Black shared three different ways to better channel God’s positive power.

1. Trust

“The first step is to develop an unwavering trust in God,” Black said. “If God is a perfect being and his work and glory is to bless us with eternal life, then know that He has our best interest at heart. He wants to bless us and help us.”

2. Gratitude

Black gave students a one week challenge to actively look for opportunities to thank people around them and express gratitude. He also invited them to look for things to be grateful for and write those things down.

“Then each night before going to bed, kneel and pour out your heart in prayer to our Father in Heaven thanking Him and expressing gratitude,” Black said. “As this behavior becomes a part of your nature, you will find that it becomes easier and easier to be consistently positive.”
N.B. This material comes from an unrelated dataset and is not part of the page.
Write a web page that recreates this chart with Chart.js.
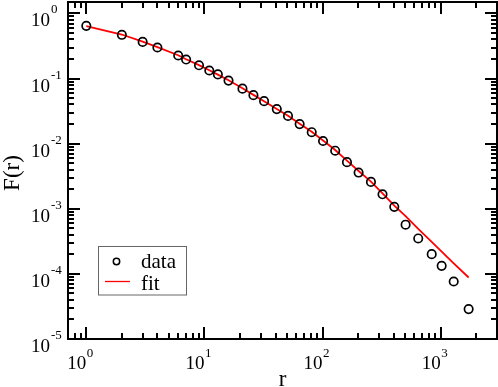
<!DOCTYPE html>
<html>
<head>
<meta charset="utf-8">
<script src="https://cdn.jsdelivr.net/npm/chart.js@4"></script>
<style>
html,body{margin:0;padding:0;background:#fff;}
canvas{display:block;}
</style>
</head>
<body>
<canvas id="c" width="498" height="387"></canvas>
<script>
const rValues = [1, 2, 3, 4, 6, 7, 9, 11, 13, 16, 21, 26, 32, 41, 51, 64, 81, 101, 128, 161, 202, 257, 322, 405, 505, 646, 840, 1020, 1290, 1726];
const dataValues = [0.645, 0.47, 0.366, 0.30, 0.226, 0.196, 0.16, 0.133, 0.116, 0.093, 0.070, 0.0556, 0.045, 0.034, 0.0267, 0.020, 0.015, 0.011, 0.0078, 0.0052, 0.0036, 0.00259, 0.00167, 0.00107, 0.00057, 0.00035, 0.000201, 0.000133, 0.0000764, 0.0000288];
const fitValues = [0.64, 0.475, 0.37, 0.305, 0.228, 0.198, 0.161, 0.134, 0.115, 0.094, 0.071, 0.0562, 0.0448, 0.0342, 0.0268, 0.0203, 0.0152, 0.0112, 0.0080, 0.0055, 0.0038, 0.00262, 0.00172, 0.00112, 0.00077, 0.00049, 0.00031, 0.000219, 0.000145, 0.000088];
const xTickExps = [0, 1, 2, 3];
const yTickExps = [0, -1, -2, -3, -4, -5];
const legendLabels = ["data", "fit"];
const axisTitles = {x: "r", y: "F(r)"};

const SERIF = '"Liberation Serif", "DejaVu Serif", serif';

const decorPlugin = {
  id: 'decor',
  afterDraw(chart) {
    const ctx = chart.ctx;
    const a = chart.chartArea;
    const xs = chart.scales.x, ys = chart.scales.y;
    ctx.save();
    ctx.strokeStyle = '#000';
    ctx.lineWidth = 2;
    ctx.strokeRect(a.left, a.top, a.right - a.left, a.bottom - a.top);
    // ticks
    ctx.lineWidth = 2;
    const major = 12, minor = 6;
    ctx.beginPath();
    for (let e = -1; e <= 4; e++) {
      for (let m = 1; m <= 9; m++) {
        const v = m * Math.pow(10, e);
        if (v < xs.min || v > xs.max) continue;
        const px = Math.round(xs.getPixelForValue(v)) + 0.0;
        const len = m === 1 ? major : minor;
        ctx.moveTo(px, a.bottom); ctx.lineTo(px, a.bottom - len);
        ctx.moveTo(px, a.top); ctx.lineTo(px, a.top + len);
      }
    }
    for (let e = -6; e <= 1; e++) {
      for (let m = 1; m <= 9; m++) {
        const v = m * Math.pow(10, e);
        if (v < ys.min * 0.999 || v > ys.max) continue;
        const py = Math.round(ys.getPixelForValue(v));
        const len = m === 1 ? major : minor;
        ctx.moveTo(a.left, py); ctx.lineTo(a.left + len, py);
        ctx.moveTo(a.right, py); ctx.lineTo(a.right - len, py);
      }
    }
    ctx.stroke();
    // tick labels
    ctx.fillStyle = '#000';
    ctx.textBaseline = 'alphabetic';
    yTickExps.forEach(e => {
      const py = ys.getPixelForValue(Math.pow(10, e));
      ctx.font = '19px ' + SERIF;
      ctx.textAlign = 'right';
      ctx.fillText('10', 50, py + 13);
      ctx.font = '13px ' + SERIF;
      ctx.textAlign = 'left';
      ctx.fillText(String(e), 51, py + 0);
    });
    xTickExps.forEach(e => {
      const px = xs.getPixelForValue(Math.pow(10, e));
      ctx.font = '19px ' + SERIF;
      ctx.textAlign = 'right';
      ctx.fillText('10', px, 368.5);
      ctx.font = '13px ' + SERIF;
      ctx.textAlign = 'left';
      ctx.fillText(String(e), px + 0.5, 357);
    });
    // axis titles
    ctx.font = '23px ' + SERIF;
    ctx.textAlign = 'center';
    ctx.fillText(axisTitles.x, (a.left + a.right) / 2, 386);
    ctx.save();
    ctx.translate(18.5, 173);
    ctx.rotate(-Math.PI / 2);
    ctx.fillText(axisTitles.y, 0, 0);
    ctx.restore();
    // legend
    ctx.strokeStyle = '#666';
    ctx.lineWidth = 1;
    ctx.strokeRect(98.5, 246.5, 88, 48.5);
    ctx.strokeStyle = '#000';
    ctx.lineWidth = 1.5;
    ctx.beginPath();
    ctx.arc(116.5, 261.5, 3.2, 0, Math.PI * 2);
    ctx.stroke();
    ctx.strokeStyle = '#ff0000';
    ctx.lineWidth = 1.3;
    ctx.beginPath();
    ctx.moveTo(105, 281.5); ctx.lineTo(130, 281.5);
    ctx.stroke();
    ctx.font = '21px ' + SERIF;
    ctx.textAlign = 'left';
    ctx.fillStyle = '#000';
    ctx.fillText(legendLabels[0], 141, 268);
    ctx.fillText(legendLabels[1], 141, 290);
    ctx.restore();
  }
};

new Chart(document.getElementById('c'), {
  data: {
    datasets: [
      {
        type: 'line',
        label: legendLabels[1],
        data: rValues.map((r, i) => ({x: r, y: fitValues[i]})),
        borderColor: '#ff0000',
        borderWidth: 1.8,
        pointRadius: 0,
        fill: false,
        tension: 0,
        order: 2
      },
      {
        type: 'scatter',
        label: legendLabels[0],
        data: rValues.map((r, i) => ({x: r, y: dataValues[i]})),
        borderColor: '#000',
        backgroundColor: 'rgba(0,0,0,0)',
        borderWidth: 1.7,
        pointRadius: 4.2,
        pointStyle: 'circle',
        order: 1
      }
    ]
  },
  options: {
    responsive: false,
    animation: false,
    devicePixelRatio: 1,
    layout: {autoPadding: false, padding: {left: 68, top: 2, right: 1, bottom: 48}},
    plugins: {legend: {display: false}, tooltip: {enabled: false}},
    scales: {
      x: {type: 'logarithmic', min: 0.7, max: 3000, display: false},
      y: {type: 'logarithmic', min: 1e-5, max: 1.5, display: false}
    }
  },
  plugins: [decorPlugin]
});
</script>
</body>
</html>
3. Be anxiously engaged in a good cause

Black encouraged students to follow in the Savior’s footsteps and take time to make a difference in peoples’ lives.

“This does not have to be a grandiose act,” Black said. “We can follow the example of the Savior who took time to talk to others, listen to them and perform small acts that left an impact on the lives of those around Him.”

Black invited students to work at becoming more positive in their lives. He described positivity as a process that requires effort, and though it won’t eliminate difficult experiences, it will be a source of strength in overcoming them.

“I invite you to seek ways to embrace life’s challenges in a positive way. Trust God, be grateful, look for ways to do good,” Black said. “If you struggle with feelings of depression or anxiety, like I know so many of us do, I invite you to look for triggers in your life where you often respond with negativity. Instead, choose to act with positive power. I promise you that you will be able to influence the outcomes of your life in ways that bless you and those around you in extraordinary ways.”

Black testified of God’s life-changing power of positivity and of His infinite love for each of His children.

“I can’t stress enough the incredible power we have to affect life’s challenges so that we can see them as the blessings that they are,” Black said. “We are not just reeds in the wind with no power to exert influence on what happens to us. We are God’s children and we have been promised His power in our lives as we abandon all negative thoughts, feelings, and emotions and choose instead to embrace with positive power all that we face in this life.”